Corresponding author: Kirolos Eskandar, MD, Researcher, Medicine and Surgery, Helwan University, Al Masaken Al Iqtisadeyah, Helwan, Cairo Governorate 4034572, Giza 11795, Al Jīzah, Egypt. kirolos210575@med.helwan.edu.eg
Received: December 16, 2025 Revised: January 18, 2026 Accepted: February 9, 2026 Published online: June 25, 2026 Processing time: 183 Days and 11.6 Hours
Abstract
Chronic kidney disease (CKD) is a heterogeneous and frequently underdiagnosed condition in which conventional diagnostic and prognostic approaches based on static biomarkers and linear risk models offer limited sensitivity for early detection and individualized risk stratification. Artificial intelligence (AI) enables integration of longitudinal, high-dimensional, and multimodal clinical data, providing opportunities to address key limitations in current CKD care. This narrative review synthesizes human clinical studies published between 2019 and 2025 evaluating AI applications across the CKD continuum, including early detection, risk prediction, disease progression, treatment personalization, complication management, dialysis, and kidney transplantation. Evidence was analyzed thematically with emphasis on model performance, validation strategies, explainability, and translational readiness. Across multiple domains, AI-based models generally demonstrated improved discrimination and risk stratification compared with traditional statistical approaches, particularly when incorporating longitudinal trajectories and multimodal inputs. However, most models were exploratory or internally validated, with limited external validation and minimal prospective evaluation. Reported applications included earlier CKD identification, improved prediction of progression and acute kidney injury, optimization of pharmacologic and dialysis strategies, and enhanced prognostication in kidney transplantation. Overall, AI holds promise for more precise CKD detection and management, but real-world impact will require prospective validation, standardized reporting, and rigorous assessment of clinical utility.

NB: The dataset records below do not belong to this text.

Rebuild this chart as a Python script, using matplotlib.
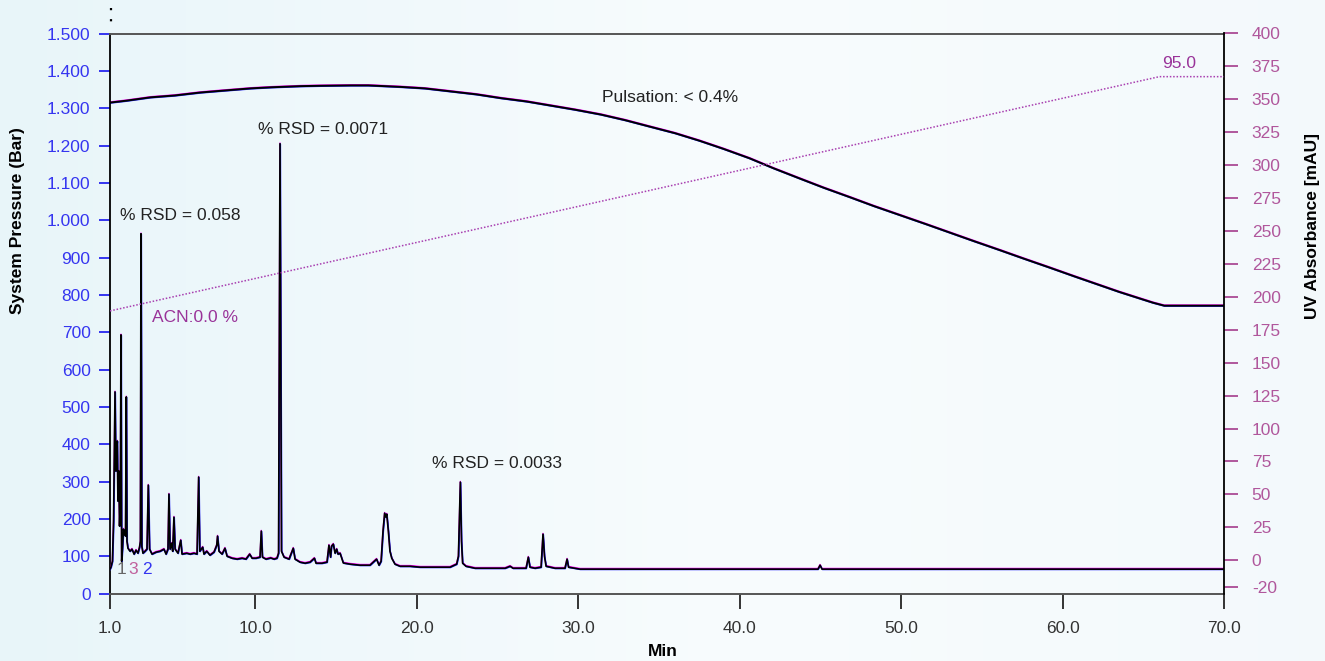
import numpy as np
import matplotlib
matplotlib.use("Agg")
import matplotlib.pyplot as plt
from matplotlib import transforms
from matplotlib.lines import Line2D

plt.rcParams['font.family'] = ['Liberation Sans', 'DejaVu Sans']

# ---------------- data ----------------
x_ticks = [1.0, 10.0, 20.0, 30.0, 40.0, 50.0, 60.0, 70.0]
x_tick_labels = ['1.0', '10.0', '20.0', '30.0', '40.0', '50.0', '60.0', '70.0']

p_ticks = list(range(0, 1600, 100))
p_tick_labels = ['0', '100', '200', '300', '400', '500', '600', '700', '800', '900',
                 '1.000', '1.100', '1.200', '1.300', '1.400', '1.500']

uv_ticks = [-20, 0, 25, 50, 75, 100, 125, 150, 175, 200, 225, 250, 275, 300, 325, 350, 375, 400]
uv_tick_labels = [str(v) for v in uv_ticks]

# system pressure (bar) vs time (min)
pressure_t = [1.0, 2.0, 3.5, 5.0, 6.6, 8.0, 9.7, 11.0, 12.8, 14.0, 15.9, 17.0, 19.0, 20.5,
              22.1, 23.7, 25.2, 26.8, 28.3, 29.8, 31.4, 32.9, 34.4, 36.0, 37.5, 39.0,
              40.6, 42.1, 43.7, 45.2, 46.8, 48.3, 49.9, 51.5, 53.0, 54.5, 56.1, 57.6,
              59.2, 60.7, 62.3, 63.5, 64.8, 65.6, 66.3, 70.0]
pressure_bar = [1315, 1320, 1329, 1334, 1342, 1347, 1353, 1356, 1359, 1360, 1361, 1361, 1357, 1353,
                1345, 1337, 1327, 1318, 1307, 1296, 1283, 1268, 1251, 1233, 1213, 1191,
                1166, 1139, 1112, 1087, 1062, 1038, 1014, 990, 967, 944, 920, 897,
                873, 850, 826, 808, 790, 779, 771, 771]

# gradient (% ACN)
grad_t = [1.0, 66.0, 70.0]
grad_acn = [0.0, 95.0, 95.0]

# UV chromatogram (mAU) vs time (min)
uv_t = [1.00, 1.06, 1.15, 1.22, 1.31, 1.36, 1.40, 1.45, 1.49, 1.54, 1.59, 1.64, 1.68, 1.72,
        1.77, 1.83, 1.90, 1.96, 2.01, 2.05, 2.11, 2.24, 2.36, 2.49, 2.61, 2.73, 2.83, 2.88,
        2.92, 2.97, 3.04, 3.17, 3.29, 3.37, 3.45, 3.60, 3.85, 4.10, 4.34, 4.47, 4.59, 4.65,
        4.72, 4.82, 4.88, 4.96, 5.03, 5.21, 5.38, 5.46, 5.75, 5.96, 6.20, 6.39, 6.49, 6.56,
        6.74, 6.82, 6.99, 7.19, 7.44, 7.61, 7.66, 7.75, 7.94, 8.12, 8.25, 8.56, 8.87, 9.18,
        9.42, 9.65, 9.80, 10.04, 10.29, 10.37, 10.44, 10.66, 10.95, 11.16, 11.34, 11.44, 11.53,
        11.62, 11.78, 11.94, 12.09, 12.35, 12.46, 12.77, 13.08, 13.39, 13.66, 13.76, 14.13,
        14.44, 14.56, 14.66, 14.72, 14.83, 14.94, 15.04, 15.12, 15.25, 15.45, 15.87, 16.48,
        17.10, 17.51, 17.66, 17.79, 17.91, 18.01, 18.09, 18.14, 18.24, 18.34, 18.45, 18.65,
        18.96, 19.58, 20.20, 20.82, 21.44, 22.06, 22.47, 22.58, 22.70, 22.77, 22.84, 23.05,
        23.61, 24.54, 25.47, 25.78, 25.96, 26.39, 26.77, 26.91, 27.01, 27.32, 27.70, 27.82,
        27.91, 28.01, 28.56, 29.18, 29.31, 29.40, 30.11, 32.59, 37.54, 42.50, 44.85, 44.98,
        45.10, 49.93, 56.13, 62.32, 70.00]
uv_mau = [-6.8, -5.3, -0.8, 29.7, 127.8, 67.7, 86.7, 90.5, 44.9, 67.7, 25.9, 44.9, 171.1, -0.8,
          8.4, 23.6, 20.5, 18.3, 124.0, 14.4, 9.1, 6.8, 8.4, 4.6, 7.6, 5.3, 9.9, 14.4,
          247.9, 10.6, 5.3, 6.8, 8.4, 57.0, 8.4, 4.6, 6.1, 6.8, 8.4, 4.6, 8.4, 50.2,
          8.4, 12.9, 6.8, 32.7, 8.4, 5.3, 15.2, 4.6, 5.3, 4.6, 5.3, 4.6, 63.1, 6.8,
          9.9, 4.6, 6.8, 3.8, 6.1, 11.4, 18.3, 6.8, 4.6, 9.1, 3.0, 1.5, 0.8, 1.5,
          0.8, 4.6, 1.5, 1.5, 2.3, 22.1, 2.3, 0.8, 1.7, 0.8, 1.5, 5.3, 316.3,
          6.8, 2.3, 1.5, 0.8, 9.1, 0.8, -1.5, -2.3, -1.5, 1.5, -2.3, -2.3,
          -1.5, 11.4, 2.3, 10.6, 12.2, 5.3, 8.4, 4.6, 5.3, -2.1, -3.0, -3.8,
          -3.8, 0.8, -3.8, -0.8, 22.1, 35.7, 32.7, 35.0, 22.1, 6.8, 1.5, -3.0,
          -4.6, -4.6, -5.3, -5.3, -5.3, -5.3, -3.0, 3.0, 59.3, 14.4, -2.3, -4.6,
          -6.1, -6.1, -6.1, -4.6, -6.1, -6.1, -6.1, 2.3, -5.3, -6.1, -5.3, 19.8,
          3.0, -4.6, -6.1, -6.1, 0.8, -5.3, -6.8, -6.8, -6.8, -6.8, -6.8, -3.8,
          -6.8, -6.8, -6.8, -6.8, -6.8]

# ---------------- figure ----------------
W, H = 1325, 661
fig = plt.figure(figsize=(W / 100, H / 100), dpi=100)

def fx(x):
    return x / W

def fy(y):
    return 1 - y / H

# background gradient
bg = fig.add_axes([0, 0, 1, 1], zorder=-10)
bg.set_axis_off()
grad = np.linspace(0, 1, 256)
c_left = np.array([0.910, 0.962, 0.978])
c_mid = np.array([0.972, 0.988, 0.994])
c_right = np.array([0.955, 0.978, 0.988])
cols = np.where(grad[:, None] < 0.55,
                c_left + (c_mid - c_left) * (grad[:, None] / 0.55),
                c_mid + (c_right - c_mid) * ((grad[:, None] - 0.55) / 0.45))
img = np.tile(cols[None, :, :], (10, 1, 1))
bg.imshow(img, aspect='auto', extent=[0, 1, 0, 1])
bg.set_xlim(0, 1)
bg.set_ylim(0, 1)

left, right = 110, 1224
top, bottom = 33.5, 593.5
ax = fig.add_axes([fx(left), fy(bottom), fx(right) - fx(left), fy(top) - fy(bottom)])
ax.patch.set_alpha(0)

blue = '#3535f0'
mauve = '#b0579c'
purple = '#a83fb0'

# pressure trace (left axis)
off_m = transforms.offset_copy(ax.transData, fig=fig, x=0.0, y=0.35, units='points')
off_b = transforms.offset_copy(ax.transData, fig=fig, x=0.3, y=-0.3, units='points')
ax.plot(pressure_t, pressure_bar, color='#ff00ff', lw=1.2, transform=off_m, zorder=2)
ax.plot(pressure_t, pressure_bar, color='#2020ff', lw=1.2, transform=off_b, zorder=2)
ax.plot(pressure_t, pressure_bar, color='black', lw=1.4, zorder=3)

ax.set_xlim(1, 70)
ax.set_ylim(0, 1500)
ax.set_xticks(x_ticks)
ax.set_xticklabels(x_tick_labels)
ax.set_yticks(p_ticks)
ax.set_yticklabels(p_tick_labels)
ax.tick_params(axis='y', direction='out', length=8, width=1.4, color=blue,
               labelcolor=blue, labelsize=12.5, pad=6)
ax.tick_params(axis='x', direction='out', length=11, width=1.4, color='#333333',
               labelcolor='#333333', labelsize=12.5, pad=9)
ax.spines['left'].set_color('black')
ax.spines['left'].set_linewidth(1.3)
ax.spines['top'].set_color('#555555')
ax.spines['top'].set_linewidth(1.4)
ax.spines['bottom'].set_color('#555555')
ax.spines['bottom'].set_linewidth(1.4)
ax.spines['right'].set_visible(False)

# UV trace (right axis)
ax2 = ax.twinx()
ax2.patch.set_alpha(0)
off2_m = transforms.offset_copy(ax2.transData, fig=fig, x=0.0, y=0.5, units='points')
off2_b = transforms.offset_copy(ax2.transData, fig=fig, x=0.3, y=-0.3, units='points')
ax2.plot(uv_t, uv_mau, color='#ff00ff', lw=1.0, transform=off2_m, zorder=2)
ax2.plot(uv_t, uv_mau, color='#2020ff', lw=1.0, transform=off2_b, zorder=2)
ax2.plot(uv_t, uv_mau, color='black', lw=1.2, zorder=3)
ax2.set_ylim(-25.3, 400)
ax2.set_yticks(uv_ticks)
ax2.set_yticklabels(uv_tick_labels)
ax2.tick_params(axis='y', direction='out', length=10, width=1.4, color=mauve,
                labelcolor=mauve, labelsize=12.5, pad=10)
ax2.spines['right'].set_color('black')
ax2.spines['right'].set_linewidth(1.3)
for s in ['left', 'top', 'bottom']:
    ax2.spines[s].set_visible(False)

# gradient (% ACN) on hidden axis
ax3 = ax.twinx()
ax3.patch.set_alpha(0)
ax3.set_axis_off()
ax3.plot(grad_t, grad_acn, color=purple, lw=1.1, linestyle=(0, (1, 1.2)))
ax3.set_ylim(-114.6, 112.5)
ax3.set_xlim(1, 70)

# dotted marker above left spine
fig.add_artist(Line2D([fx(110.7), fx(110.7)], [fy(8), fy(30)], color='black', lw=1.6,
                      linestyle=(0, (1, 4)), transform=fig.transFigure))

# annotations
txt = dict(fontsize=12.5, color='#222222', va='center', ha='left')
fig.text(fx(120), fy(215), '% RSD = 0.058', **txt)
fig.text(fx(258), fy(130), '% RSD = 0.0071', **txt)
fig.text(fx(432), fy(464), '% RSD = 0.0033', **txt)
fig.text(fx(602), fy(97), 'Pulsation: < 0.4%', **txt)
fig.text(fx(152), fy(318), 'ACN:0.0 %', fontsize=12.5, color='#993399', va='center', ha='left')
fig.text(fx(1162), fy(63), '95.0', fontsize=12.5, color='#993399', va='center', ha='left')
fig.text(fx(121.5), fy(569), '1', fontsize=12.5, color='#666666', va='center', ha='center')
fig.text(fx(133), fy(569), '3', fontsize=12.5, color='#c0609c', va='center', ha='center')
fig.text(fx(147), fy(569), '2', fontsize=12.5, color=blue, va='center', ha='center')

# axis titles
fig.text(fx(18), fy(221), 'System Pressure (Bar)', fontsize=12.5, fontweight='bold',
         rotation=90, va='center', ha='center', color='black')
fig.text(fx(1313), fy(226), 'UV Absorbance [mAU]', fontsize=12.5, fontweight='bold',
         rotation=90, va='center', ha='center', color='black')
fig.text(fx(663), fy(652), 'Min', fontsize=12.5, fontweight='bold', va='center',
         ha='center', color='black')

fig.savefig('out.png', dpi=100)
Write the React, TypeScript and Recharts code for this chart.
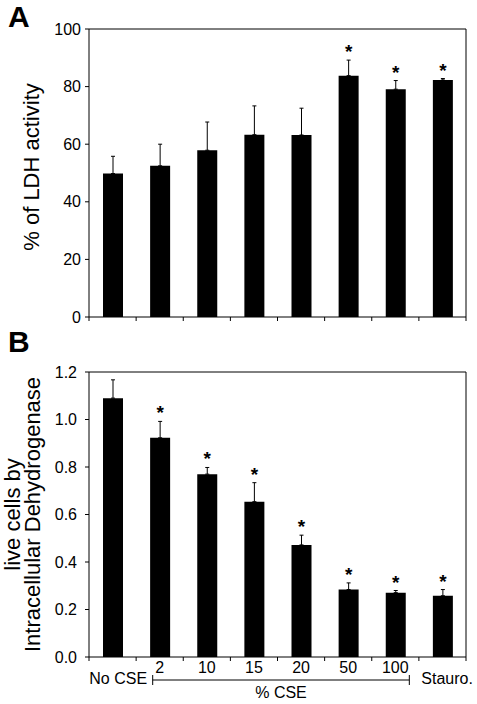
import { BarChart, Bar, XAxis, YAxis, CartesianGrid, ErrorBar, LabelList, Label } from 'recharts'

const FONT = '"Liberation Sans", Arial, Helvetica, sans-serif'

// shared categories (bottom axis of panel B)
const groups = ['No CSE', '2', '10', '15', '20', '50', '100', 'Stauro.']
const doseTitle = '% CSE'

// panel A: LDH release
const ldhMean = [49.8, 52.5, 57.9, 63.3, 63.2, 83.8, 79.1, 82.3]
const ldhErr = [6.0, 7.5, 9.8, 10.0, 9.3, 5.4, 3.0, 0.5]
const ldhSig = [false, false, false, false, false, true, true, true]
const ldhTicks = [0, 20, 40, 60, 80, 100]

// panel B: live cells
const liveMean = [1.09, 0.923, 0.77, 0.654, 0.472, 0.284, 0.271, 0.258]
const liveErr = [0.077, 0.069, 0.028, 0.08, 0.041, 0.028, 0.009, 0.026]
const liveSig = [false, true, true, true, true, true, true, true]
const liveTicks = [0, 0.2, 0.4, 0.6, 0.8, 1.0, 1.2]

const buildRows = (mean: number[], err: number[], sig: boolean[]) =>
  groups.map((name, i) => ({
    name,
    value: mean[i],
    range: [0, err[i]],
    err: err[i],
    sig: sig[i],
  }))

const ldhData = buildRows(ldhMean, ldhErr, ldhSig)
const liveData = buildRows(liveMean, liveErr, liveSig)

// tick marks sit on the category boundaries, labels on the centres
function BandTick(props: any) {
  const { x, y, index, width, visibleTicksCount, payload, showLabels } = props
  const band = width / visibleTicksCount
  const half = band / 2
  const last = index === visibleTicksCount - 1
  return (
    <g>
      <line x1={x - half} x2={x - half} y1={y} y2={y + 4} stroke="#000" />
      {last && <line x1={x + half} x2={x + half} y1={y} y2={y + 4} stroke="#000" />}
      {showLabels && index > 0 && !last && (
        <text x={x} y={y + 16} textAnchor="middle" fontSize={16} fill="#000">
          {payload.value}
        </text>
      )}
      {showLabels && index === 0 && (
        <text x={x + band - 12.6} y={y + 27} textAnchor="end" fontSize={16} fill="#000">
          {payload.value}
        </text>
      )}
      {showLabels && last && (
        <text x={x - band + 26} y={y + 27} textAnchor="start" fontSize={16} fill="#000">
          {payload.value}
        </text>
      )}
      {showLabels && index === 1 && (
        <g stroke="#000">
          <line x1={x - 7} x2={x + 5 * band + 14} y1={y + 23} y2={y + 23} />
          <line x1={x - 7} x2={x - 7} y1={y + 18} y2={y + 28} />
          <line x1={x + 5 * band + 14} x2={x + 5 * band + 14} y1={y + 18} y2={y + 28} />
          <text x={x + (5 * band + 7) / 2} y={y + 41} textAnchor="middle" fontSize={16} fill="#000" stroke="none">
            {doseTitle}
          </text>
        </g>
      )}
    </g>
  )
}

function AxisTitle({ viewBox, lines, xs, dy = 0 }: any) {
  const cy = viewBox.y + viewBox.height / 2 + dy
  return (
    <g>
      {lines.map((t: string, i: number) => (
        <text
          key={t}
          x={xs[i]}
          y={cy}
          transform={`rotate(-90 ${xs[i]} ${cy})`}
          textAnchor="middle"
          fontSize={22}
          fill="#000"
        >
          {t}
        </text>
      ))}
    </g>
  )
}

// asterisk above the error bar of significant groups
function Star(props: any, data: any[]) {
  const { x, y, width, height, index } = props
  const row = data[index]
  if (!row || !row.sig) return null
  const errPx = (row.err / row.value) * height
  return (
    <text x={x + width / 2} y={y - errPx - 2} textAnchor="middle" fontSize={19} fontWeight="bold" fill="#000">
      *
    </text>
  )
}

const frameTop = (p: any) => [p?.offset?.top ?? 0]
const frameRight = (p: any) => [(p?.offset?.left ?? 0) + (p?.offset?.width ?? 0)]

export default function App() {
  return (
    <div style={{ position: 'absolute', left: 0, top: 0, width: 477, height: 704, background: '#fff', fontFamily: FONT }}>
      <div style={{ position: 'absolute', left: 0, top: 0 }}>
        <BarChart
          width={477}
          height={330}
          data={ldhData}
          margin={{ top: 29, right: 11, left: 0, bottom: 0 }}
          style={{ fontFamily: FONT }}
        >
          <CartesianGrid
            stroke="#000"
            horizontalCoordinatesGenerator={frameTop}
            verticalCoordinatesGenerator={frameRight}
          />
          <XAxis
            dataKey="name"
            height={13}
            interval={0}
            tickSize={0}
            tickMargin={0}
            tickLine={false}
            axisLine={{ stroke: '#000' }}
            tick={(p: any) => <BandTick {...p} showLabels={false} />}
          />
          <YAxis
            width={89}
            domain={[0, 100]}
            ticks={ldhTicks}
            interval={0}
            tickSize={4}
            tickMargin={4}
            axisLine={{ stroke: '#000' }}
            tickLine={{ stroke: '#000' }}
            tick={{ fill: '#000', fontSize: 16 }}
          >
            <Label content={(p: any) => <AxisTitle viewBox={p.viewBox} lines={['% of LDH activity']} xs={[39]} dy={-6} />} />
          </YAxis>
          <Bar dataKey="value" fill="#000" barSize={20} isAnimationActive={false}>
            <ErrorBar dataKey="range" width={2} stroke="#000" strokeWidth={1} direction="y" />
            <LabelList dataKey="value" content={(p: any) => Star(p, ldhData)} />
          </Bar>
        </BarChart>
      </div>

      <div style={{ position: 'absolute', left: 0, top: 330 }}>
        <BarChart
          width={477}
          height={374}
          data={liveData}
          margin={{ top: 42, right: 11, left: 0, bottom: 0 }}
          style={{ fontFamily: FONT }}
        >
          <CartesianGrid
            stroke="#000"
            horizontalCoordinatesGenerator={frameTop}
            verticalCoordinatesGenerator={frameRight}
          />
          <XAxis
            dataKey="name"
            height={47}
            interval={0}
            tickSize={0}
            tickMargin={0}
            tickLine={false}
            axisLine={{ stroke: '#000' }}
            tick={(p: any) => <BandTick {...p} showLabels />}
          />
          <YAxis
            width={89}
            domain={[0, 1.2]}
            ticks={liveTicks}
            interval={0}
            tickSize={4}
            tickMargin={8}
            tickFormatter={(v: number) => v.toFixed(1)}
            axisLine={{ stroke: '#000' }}
            tickLine={{ stroke: '#000' }}
            tick={{ fill: '#000', fontSize: 16 }}
          >
            <Label
              content={(p: any) => (
                <AxisTitle viewBox={p.viewBox} lines={['live cells by', 'Intracellular Dehydrogenase']} xs={[20, 40]} />
              )}
            />
          </YAxis>
          <Bar dataKey="value" fill="#000" barSize={20} isAnimationActive={false}>
            <ErrorBar dataKey="range" width={2} stroke="#000" strokeWidth={1} direction="y" />
            <LabelList dataKey="value" content={(p: any) => Star(p, liveData)} />
          </Bar>
        </BarChart>
      </div>

      <svg width={477} height={704} style={{ position: 'absolute', left: 0, top: 0, pointerEvents: 'none' }}>
        <text x={8} y={27} fontSize={30} fontWeight="bold" fill="#000" fontFamily={FONT}>A</text>
        <text x={8} y={352} fontSize={30} fontWeight="bold" fill="#000" fontFamily={FONT}>B</text>
      </svg>
    </div>
  )
}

Core Tip: Artificial intelligence (AI) holds significant promise for transforming chronic kidney disease (CKD) care by integrating longitudinal, high-dimensional, and multimodal clinical data to support earlier detection, improved risk stratification, and personalized management. This review synthesizes recent evidence on AI applications across the CKD continuum, including early detection, risk prediction, personalized treatment, complication management, dialysis, and kidney transplantation. Beyond reporting model performance, it critically examines validation quality, calibration, explainability, equity, and real-world implementation barriers, highlighting the persistent gap between methodological innovation and routine clinical deployment. The review outlines key priorities required to translate AI tools into safe, equitable, and clinically meaningful CKD care.